Mary Chapin Carpenter says it best in Mark Knopfler’s song The Bug when she wails “Sometimes you’re the windshield, sometimes you’re the bug…”
Regardless of the view you have at the moment, knowing the difference between a leap of faith based on available facts versus the risky notion of jumping in with your eyes closed can save you time and the discomfort of the blade's whoosh.
Survival in today’s fast moving, highly charged work environments call for flexibility in managing changing situations. Your ability to adapt on your feet can mean the difference between stress level and career enjoyment.
The Corporate Entrepreneur’s 10 Point Survival Checklist helps you to identify risks and “red flags”, as well as opportunities where your strengths and skills can shine.
1. The requesters performance is credible but you don’t trust him on a personal level.
2. You’ve never worked with this person and she has no history with the company.
3. The Program Manager requesting your help recently experienced personal setbacks, possibly politically motivated, rather than a true reflection of the person’s skills.
4. You share responsibility for a high-risk project where you aren’t part of the decision-making process.
5. You must define and cross-sell a business or technical process not sponsored or championed by an executive or senior manager.
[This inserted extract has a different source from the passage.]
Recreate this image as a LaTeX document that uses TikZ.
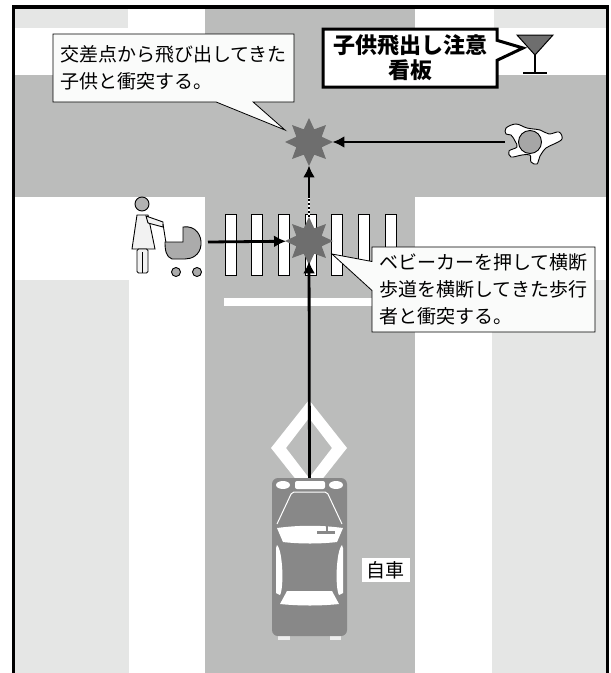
\documentclass[tikz,border=0pt]{standalone}
\usepackage{fontspec}
\newfontfamily\jpfont{Noto Sans CJK JP}
\usetikzlibrary{arrows.meta,shapes.geometric,shapes.callouts,positioning}

\definecolor{roadgray}{HTML}{BBBCBB}
\definecolor{walkgray}{HTML}{E5E6E5}
\definecolor{crashgray}{HTML}{6E6E6E}
\definecolor{cargray}{HTML}{888888}
\definecolor{notefill}{HTML}{FAFBFA}

\tikzset{
  crash/.style={star, star points=8, star point ratio=1.75, fill=crashgray,
    minimum size=48pt, inner sep=0pt},
  move/.style={line width=2.8pt, shorten >=-1pt, -{Latex[length=12pt,width=12pt]}},
  note/.style={rectangle callout, draw, fill=notefill, line width=0.8pt,
    font=\jpfont\fontsize{19}{27}\selectfont, align=left,
    inner xsep=6pt, inner ysep=5pt},
  zebra/.style={draw, fill=white, line width=0.8pt},
  figure/.style={line width=0.9pt},
}

\begin{document}
\begin{tikzpicture}[x=1pt, y=-1pt]
\useasboundingbox (0,0) rectangle (611,673);

% ground: sidewalks and the two roads
\fill[white] (0,0) rectangle (611,673);
\fill[walkgray] (14,9) rectangle (128,28);
\fill[walkgray] (494,9) rectangle (607,28);
\fill[walkgray] (14,280) rectangle (129,673);
\fill[walkgray] (492,280) rectangle (607,673);
\fill[roadgray] (14,75) rectangle (607,197);
\fill[roadgray] (205,9) rectangle (415,673);
\draw[line width=3.5pt] (13.5,673) -- (13.5,7) -- (607.5,7) -- (607.5,673);

% zebra crossing and stop line
\foreach \i in {0,...,6}
  \draw[zebra] ({225+26.7*\i},214) rectangle +(11,61);
\fill[white] (224,298) rectangle (400,306);

% diamond marking (crossing ahead)
\fill[white, even odd rule]
  (309,400) -- (347,448) -- (309,496) -- (271,448) -- cycle
  (309,418) -- (332,448) -- (309,478) -- (286,448) -- cycle;

% own car, seen from above
\fill[white!85!cargray] (278,632) rectangle (290,640);
\fill[white!85!cargray] (330,632) rectangle (341,640);
\node[fill=cargray, rounded corners=6pt, minimum width=75pt,
  minimum height=158pt, inner sep=0pt] (car) at (309.5,557) {};
\fill[white] (283,485) ellipse (7 and 4);
\fill[white] (336,485) ellipse (7 and 4);
\fill[white, rounded corners=2pt] (295,481) rectangle (325,489);
\draw[white, line width=1pt, rounded corners=2pt]
  (277,524) -- (292,492) -- (327,492) -- (342,524);
\fill[white] (277,528) .. controls (300,525) and (320,525) .. (343,528)
  -- (337,542) .. controls (320,544) and (300,544) .. (283,542) -- cycle;
\fill[cargray] (317,531) rectangle (335,534);
\fill[cargray] (326,526) rectangle (328,532);
\fill[white] (277,545) .. controls (283,551) and (284,588) .. (280,595)
  -- (276,593) -- (276,548) -- cycle;
\fill[white] (342,545) .. controls (336,551) and (335,588) .. (339,595)
  -- (343,593) -- (343,548) -- cycle;
\fill[white] (287,591) -- (332,591) -- (339,604)
  .. controls (320,606) and (300,606) .. (280,604) -- cycle;
\node[fill=white, font=\jpfont\fontsize{19}{23}\selectfont, inner xsep=5pt,
  inner ysep=3pt] (carlabel) at (385.5,570) {自車};

% collision points
\node[crash] (crash1) at (309,142) {};
\node[crash] (crash2) at (309,241) {};

% child running out from the right
\filldraw[fill=white, figure] plot[smooth cycle, tension=0.6] coordinates {
  (506,128) (516,124) (527,128) (540,130) (549,134) (559,132) (562,139)
  (554,144) (546,148) (540,156) (537,164) (531,162) (530,155) (522,155)
  (511,157) (509,151) (517,147) (515,141) (511,135) (506,134)};
\filldraw[fill=black!35, figure] (530,142) circle (11.5);
\coordinate (child) at (505,142);

% pedestrian pushing a pram
\filldraw[fill=black!5, figure] (137,215) -- (148,215) -- (155,249) -- (132,249) -- cycle;
\filldraw[fill=black!5, figure] (146,216) -- (163,222) -- (163,227) -- (148,223) -- cycle;
\filldraw[fill=black!5, figure, rounded corners=1.5pt] (137,249) rectangle (148,273);
\draw[figure] (142.5,252) -- (142.5,273);
\filldraw[fill=black!30, figure] (142,204) circle (7);
\draw[figure] (163,224) -- (166,243);
\filldraw[fill=black!33, figure] (165,242) -- (183,242) -- (183,227)
  .. controls (196,225) and (202,236) .. (201,245)
  .. controls (200,255) and (192,259) .. (185,259) -- (172,259)
  .. controls (166,257) and (165,250) .. (165,242) -- cycle;
\filldraw[fill=black!33, figure] (176,272) circle (4.5);
\filldraw[fill=black!33, figure] (197,272) circle (4.5);
\coordinate (pram) at (208,242);

% warning sign
\filldraw[fill=crashgray, line width=1pt] (517,35) -- (553,35) -- (535,55) -- cycle;
\draw[line width=1.6pt] (535,55) -- (535,73);
\draw[line width=1.6pt] (523,73) -- (547,73);
\coordinate (signpost) at (523,48);

% movements
\coordinate (gap) at (309,198);
\draw[move, shorten >=-4pt] (car.north) -- (crash2);
\draw[move] (pram) -- (crash2);
\draw[move] (child) -- (crash1);
\draw[white, line width=2.8pt] (crash2.north) -- (gap);
\draw[line width=2.8pt, dash pattern=on 2pt off 2pt] (crash2.north) -- (gap);
\draw[move] (gap) -- (crash1);

% callouts
\node[note, minimum width=241pt, minimum height=68pt,
  callout absolute pointer={(285,130)}, callout pointer width=37pt]
  (note1) at (173.5,68) {交差点から飛び出してきた\\子供と衝突する。};
\node[note, minimum width=223pt, minimum height=85pt,
  callout absolute pointer={(332,254)}, callout pointer width=29pt]
  (note2) at (483.5,289.5) {ベビーカーを押して横断\\歩道を横断してきた歩行\\者と衝突する。};
\node[rectangle callout, draw, fill=white, line width=3pt, align=center,
  font=\jpfont\bfseries\fontsize{22}{25}\selectfont,
  minimum width=174pt, minimum height=58pt,
  callout absolute pointer={(signpost)}, callout pointer width=20pt]
  (signnote) at (410,58) {子供飛出し注意\\看板};
\end{tikzpicture}
\end{document}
6. You lead the launch of a re-engineered product where your development team resides in more than two geographical locations.
7. Your manager assigns you the responsibility of representing your department on a cross-functional team where he has little influence.
8. The company’s new initiative calls on managers to implement a new change management policy throughout the organization’s ranks.
9. You assume ownership for an existing project that recently reorganized its team, and discover that the funding pipeline could dry up half way through the due date.
10. A corporate wide reorganization leaves you reporting to a manager with a reputation for unethical tactics and behaviors.
The more questions you answer ‘Yes’ to the more you need to prepare, whether this means re-tooling for the situation, sharpening your existing strengths and skills, or developing some new ones.
Going into a situation prepared increases your chances of surviving and thriving, while reducing the chances of your being the bug on the windshield!